You can also specify file paths to corpus files or directories of corpus files when calling the train method.

chatterbot.train(
    "./data/greetings_corpus/custom.corpus.json",
    "./data/my_corpus/"
)

Training with the Twitter API

chatterbot.trainers.TwitterTrainer(storage, **kwargs)[source]

Allows the chat bot to be trained using data gathered from Twitter.

Parameters:random_seed_word – The seed word to be used to get random tweets from the Twitter API. This parameter is optional. By default it is the word ‘random’.

Create an new app using your twitter account. Once created, it will provide you with the following credentials that are required to work with the Twitter API.

Parameter Description
twitter_consumer_key Consumer key of twitter app.
twitter_consumer_secret Consumer secret of twitter app.
twitter_access_token_key Access token key of twitter app.
twitter_access_token_secret Access token secret of twitter app.

Twitter training example

# -*- coding: utf-8 -*-
from chatterbot import ChatBot
from settings import TWITTER
import logging


'''
This example demonstrates how you can train your chat bot
using data from Twitter.

To use this example, create a new file called settings.py.
In settings.py define the following:

TWITTER = {
    "CONSUMER_KEY": "my-twitter-consumer-key",
    "CONSUMER_SECRET": "my-twitter-consumer-secret",
    "ACCESS_TOKEN": "my-access-token",
    "ACCESS_TOKEN_SECRET": "my-access-token-secret"
}
'''

# Comment out the following line to disable verbose logging
logging.basicConfig(level=logging.INFO)

chatbot = ChatBot("TwitterBot",
    logic_adapters=[
        "chatterbot.logic.BestMatch"
    ],
    input_adapter="chatterbot.input.TerminalAdapter",
    output_adapter="chatterbot.output.TerminalAdapter",
    database="./twitter-database.db",
    twitter_consumer_key=TWITTER["CONSUMER_KEY"],
    twitter_consumer_secret=TWITTER["CONSUMER_SECRET"],
    twitter_access_token_key=TWITTER["ACCESS_TOKEN"],
    twitter_access_token_secret=TWITTER["ACCESS_TOKEN_SECRET"],
    trainer="chatterbot.trainers.TwitterTrainer"
)

chatbot.train()

chatbot.logger.info('Trained database generated successfully!')

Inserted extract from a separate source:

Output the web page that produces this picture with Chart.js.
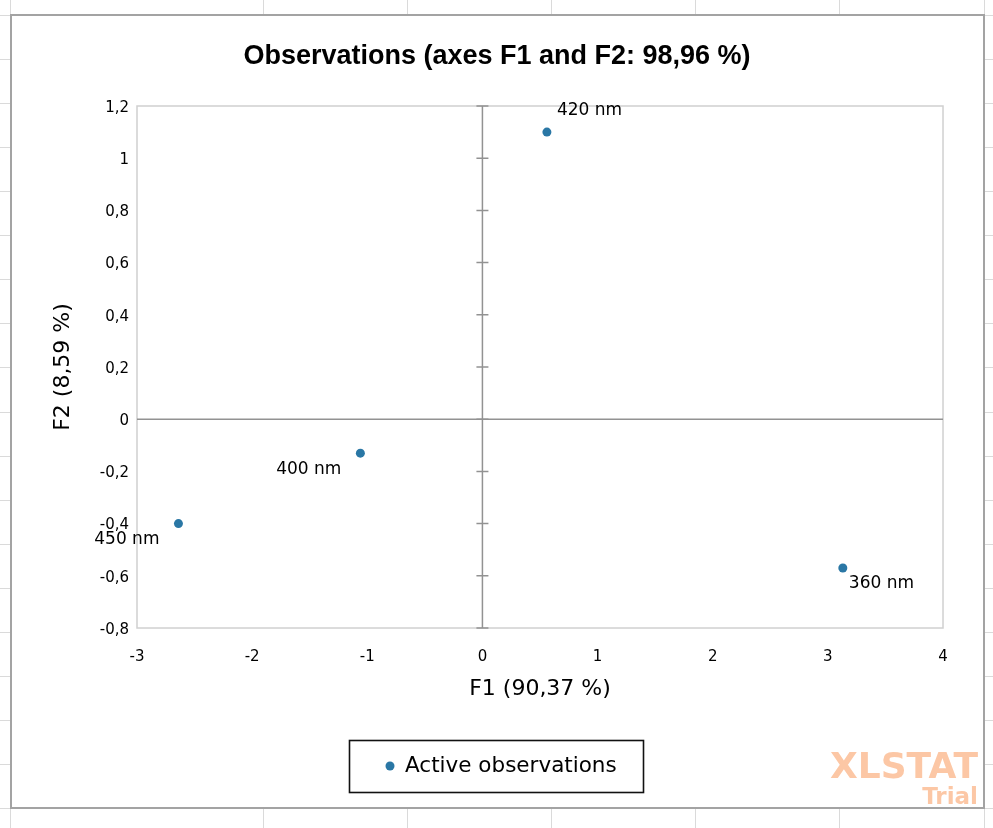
<!DOCTYPE html>
<html>
<head>
<meta charset="utf-8">
<script src="https://cdn.jsdelivr.net/npm/chart.js"></script>
<style>
  html, body { margin: 0; padding: 0; background: #fff; }
  #myChart { display: block; }
</style>
</head>
<body>
<canvas id="myChart" width="993" height="828"></canvas>
<script>
// Data
const obsLabels = ['360 nm', '400 nm', '420 nm', '450 nm'];
const f1Scores = [3.13, -1.06, 0.56, -2.64];
const f2Scores = [-0.57, -0.13, 1.10, -0.40];
const xTickValues = [-3, -2, -1, 0, 1, 2, 3, 4];
const yTickValues = [-0.8, -0.6, -0.4, -0.2, 0, 0.2, 0.4, 0.6, 0.8, 1, 1.2];
const seriesName = 'Active observations';
const chartTitle = 'Observations (axes F1 and F2: 98,96 %)';
const xTitle = 'F1 (90,37 %)';
const yTitle = 'F2 (8,59 %)';

// where each point label sits next to its point
const labelSide = ['below-right', 'below-left', 'above-right', 'below-left'];

const pointColor = '#2a77a5';
const bodyFont = '"DejaVu Sans", sans-serif';

function fmt(v) {
  return String(v).replace('.', ',');
}

// Spreadsheet cells behind the chart + chart area frame
const sheetBackground = {
  id: 'sheetBackground',
  beforeDraw(chart) {
    const ctx = chart.ctx;
    const w = chart.width, h = chart.height;
    ctx.save();
    ctx.fillStyle = '#fff';
    ctx.fillRect(0, 0, w, h);
    ctx.strokeStyle = '#dadada';
    ctx.lineWidth = 1;
    let cols = [10, 263, 407, 551, 695, 839, 984];
    cols.forEach(x => {
      ctx.beginPath();
      ctx.moveTo(x + 0.5, 0);
      ctx.lineTo(x + 0.5, h);
      ctx.stroke();
    });
    for (let y = 15; y < h; y += 44.06) {
      ctx.beginPath();
      ctx.moveTo(0, Math.round(y) + 0.5);
      ctx.lineTo(w, Math.round(y) + 0.5);
      ctx.stroke();
    }
    // chart area
    ctx.fillStyle = '#fff';
    ctx.fillRect(11, 15, 973, 793);
    ctx.strokeStyle = '#a3a3a3';
    ctx.lineWidth = 2;
    ctx.strokeRect(11, 15, 973, 793);
    ctx.restore();
  }
};

// Plot border, axes through zero, cross ticks
const plotFrame = {
  id: 'plotFrame',
  beforeDatasetsDraw(chart) {
    const ctx = chart.ctx;
    const a = chart.chartArea;
    const xs = chart.scales.x, ys = chart.scales.y;
    ctx.save();
    ctx.strokeStyle = '#d0d0d0';
    ctx.lineWidth = 1.5;
    ctx.strokeRect(a.left, a.top, a.right - a.left, a.bottom - a.top);

    const x0 = xs.getPixelForValue(0);
    const y0 = ys.getPixelForValue(0);
    ctx.strokeStyle = '#929292';
    ctx.lineWidth = 1.5;
    ctx.beginPath();
    ctx.moveTo(a.left, y0);
    ctx.lineTo(a.right, y0);
    ctx.moveTo(x0, a.top);
    ctx.lineTo(x0, a.bottom);
    ctx.stroke();

    ctx.beginPath();
    yTickValues.forEach(v => {
      const y = ys.getPixelForValue(v);
      ctx.moveTo(x0 - 6, y);
      ctx.lineTo(x0 + 6, y);
    });
    ctx.stroke();
    ctx.restore();
  }
};

// Point labels
const pointLabels = {
  id: 'pointLabels',
  afterDatasetsDraw(chart) {
    const ctx = chart.ctx;
    const meta = chart.getDatasetMeta(0);
    ctx.save();
    ctx.font = '17px ' + bodyFont;
    ctx.fillStyle = '#000';
    ctx.textBaseline = 'middle';
    meta.data.forEach((pt, i) => {
      let x = pt.x, y = pt.y;
      const side = labelSide[i];
      if (side === 'above-right') { ctx.textAlign = 'left'; x += 10; y -= 22; }
      else if (side === 'below-right') { ctx.textAlign = 'left'; x += 6; y += 16; }
      else { ctx.textAlign = 'right'; x -= 19; y += 16; }
      ctx.fillText(obsLabels[i], x, y);
    });
    ctx.restore();
  }
};

// Boxed legend and the trial watermark
const legendBox = {
  id: 'legendBox',
  afterDraw(chart) {
    const ctx = chart.ctx;
    ctx.save();
    ctx.strokeStyle = '#111';
    ctx.lineWidth = 1.6;
    ctx.strokeRect(349.5, 740.5, 294, 52);
    ctx.fillStyle = pointColor;
    ctx.beginPath();
    ctx.arc(390, 766, 4.5, 0, Math.PI * 2);
    ctx.fill();
    ctx.fillStyle = '#000';
    ctx.font = '21.5px ' + bodyFont;
    ctx.textAlign = 'left';
    ctx.textBaseline = 'middle';
    ctx.fillText(chart.data.datasets[0].label, 405, 766);

    ctx.fillStyle = '#fcc7a5';
    ctx.textAlign = 'right';
    ctx.textBaseline = 'alphabetic';
    ctx.font = 'bold 36px ' + bodyFont;
    ctx.fillText('XLSTAT', 978, 778);
    ctx.font = 'bold 23px ' + bodyFont;
    ctx.fillText('Trial', 978, 804);
    ctx.restore();
  }
};

const ctx = document.getElementById('myChart');

new Chart(ctx, {
  type: 'scatter',
  data: {
    datasets: [{
      label: seriesName,
      data: f1Scores.map((x, i) => ({ x: x, y: f2Scores[i] })),
      backgroundColor: pointColor,
      borderColor: pointColor,
      borderWidth: 0,
      pointRadius: 4.5,
      pointHoverRadius: 4.5
    }]
  },
  options: {
    responsive: false,
    animation: false,
    devicePixelRatio: 1,
    layout: { padding: { left: 51, right: 50, top: 10, bottom: 127 } },
    plugins: {
      legend: { display: false },
      tooltip: { enabled: false },
      title: {
        display: true,
        text: chartTitle,
        color: '#000',
        font: { family: '"Liberation Sans", Arial, sans-serif', size: 27, weight: 'bold', lineHeight: 1.2 },
        padding: { top: 30.8, bottom: 32.8 }
      }
    },
    scales: {
      x: {
        type: 'linear',
        min: -3,
        max: 4,
        afterBuildTicks: s => { s.ticks = xTickValues.map(v => ({ value: v })); },
        afterFit: s => { s.height = 73; },
        grid: { display: false, drawTicks: false },
        border: { display: false },
        ticks: {
          padding: 20,
          maxRotation: 0,
          color: '#000',
          font: { family: bodyFont, size: 15 },
          callback: v => fmt(v)
        },
        title: {
          display: true,
          text: xTitle,
          color: '#000',
          font: { family: bodyFont, size: 22, lineHeight: 1.1 },
          padding: 0
        }
      },
      y: {
        type: 'linear',
        min: -0.8,
        max: 1.2,
        afterBuildTicks: s => { s.ticks = yTickValues.map(v => ({ value: v })); },
        afterFit: s => { s.width = 86; },
        grid: { display: false, drawTicks: false },
        border: { display: false },
        ticks: {
          padding: 8,
          labelOffset: 2,
          color: '#000',
          font: { family: bodyFont, size: 15 },
          callback: v => fmt(v)
        },
        title: {
          display: true,
          text: yTitle,
          color: '#000',
          font: { family: bodyFont, size: 22, lineHeight: 1.1 },
          padding: 0
        }
      }
    }
  },
  plugins: [sheetBackground, plotFrame, pointLabels, legendBox]
});
</script>
</body>
</html>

Training with the Ubuntu dialog corpus

chatterbot.trainers.UbuntuCorpusTrainer(storage, **kwargs)[source]

Allow chatbots to be trained with the data from the Ubuntu Dialog Corpus.

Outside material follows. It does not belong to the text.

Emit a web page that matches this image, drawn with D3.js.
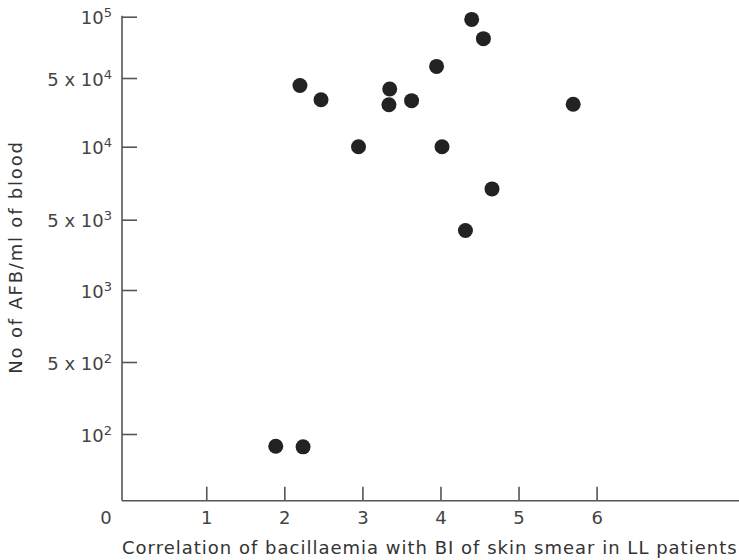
<!DOCTYPE html>
<html lang="en">
<head>
<meta charset="UTF-8">
<title>Bacillaemia vs BI</title>
<style>
body { margin: 0; background: #fff; }
.axis text { font-family: "DejaVu Sans", sans-serif; font-size: 18px; fill: #444; }
.axis line, .axis path { stroke: #555; stroke-width: 1.6; }
.lbl { font-family: "DejaVu Sans", sans-serif; font-size: 18px; fill: #333; letter-spacing: 1px; }
</style>
</head>
<body>
<script src="https://cdn.jsdelivr.net/npm/d3@7"></script>
<script>
var width = 739, height = 560
var originX = 122, baseY = 500.7

// BI of skin smear (x) and AFB per ml of blood (y)
var bi  = [4.40, 4.55, 3.95, 2.20, 2.47, 3.35, 3.34, 3.63, 2.95, 4.02, 4.66, 4.32, 5.70, 1.89, 2.24]
var afb = [97000, 78000, 57000, 42000, 30000, 38700, 26700, 29400, 10000, 10000, 6700, 3900, 27000, 76, 75]

var xTicks = [1, 2, 3, 4, 5, 6]
var yTicks = [1e2, 5e2, 1e3, 5e3, 1e4, 5e4, 1e5]
var yTickLabels = [["10", "2"], ["5 x 10", "2"], ["10", "3"], ["5 x 10", "3"], ["10", "4"], ["5 x 10", "4"], ["10", "5"]]

var svg = d3.select('body').append('svg').attr('width', width).attr('height', height)

var x = d3.scaleLinear().domain([0, 6]).range([128.2, 596.6])
// the original axis spaces its ticks evenly, so a piecewise log scale
var y = d3.scaleLog().domain(yTicks).range([434, 362, 290, 219.7, 146.7, 78, 16.7])

// axis lines
svg.append('line').attr('x1', originX).attr('x2', width).attr('y1', baseY).attr('y2', baseY)
   .attr('stroke', '#555').attr('stroke-width', 1.6)
svg.append('line').attr('x1', originX).attr('x2', originX).attr('y1', y(1e5) - 1).attr('y2', baseY)
   .attr('stroke', '#555').attr('stroke-width', 1.6)

var xAxis = d3.axisBottom(x).tickValues(xTicks).tickSize(-14).tickPadding(8).tickFormat(d3.format('d'))
var gx = svg.append('g').attr('class', 'axis').attr('transform', 'translate(0,' + baseY + ')').call(xAxis)
gx.select('.domain').remove()
gx.selectAll('text').attr('dy', '0.85em')

// corner zero
gx.append('text').attr('x', originX - 16).attr('y', 8).attr('dy', '0.85em')
  .attr('text-anchor', 'middle').text('0')

var yAxis = d3.axisLeft(y).tickValues(yTicks).tickSize(-15).tickPadding(10).tickFormat('')
var gy = svg.append('g').attr('class', 'axis').attr('transform', 'translate(' + originX + ',0)').call(yAxis)
gy.select('.domain').remove()
gy.selectAll('.tick text').each(function (d, i) {
  var t = d3.select(this).attr('dy', '0.4em')
  t.append('tspan').text(yTickLabels[i][0])
  t.append('tspan').attr('dy', '-0.55em').attr('font-size', '13px').text(yTickLabels[i][1])
})

svg.append('g').selectAll('circle')
   .data(bi.map(function (d, i) { return [d, afb[i]] }))
   .enter().append('circle')
   .attr('cx', function (d) { return x(d[0]) })
   .attr('cy', function (d) { return y(d[1]) })
   .attr('r', 7.5)
   .attr('fill', '#222')

svg.append('text').attr('class', 'lbl').attr('x', originX).attr('y', 554)
   .text('Correlation of bacillaemia with BI of skin smear in LL patients')

svg.append('text').attr('class', 'lbl')
   .attr('transform', 'translate(22,257) rotate(-90)')
   .attr('text-anchor', 'middle')
   .style('letter-spacing', '1.8px')
   .text('No of AFB/ml of blood')
</script>
</body>
</html>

This training class makes it possible to train your chat bot using the Ubuntu dialog corpus. Because of the file size of the Ubuntu dialog corpus, the download and training process may take a considerable amount of time.

This training class will handle the process of downloading the compressed corpus file and extracting it. If the file has already been downloaded, it will not be downloaded again. If the file is already extracted, it will not be extracted again.

Creating a new training class

You can create a new trainer to train your chat bot from your own data files. You may choose to do this if you want to train your chat bot from a data source in a format that is not directly supported by ChatterBot.

Your custom trainer should inherit chatterbot.trainers.Trainer class. Your trainer will need to have a method named train, that can take any parameters you choose.

Take a look at the existing trainer classes on GitHub for examples.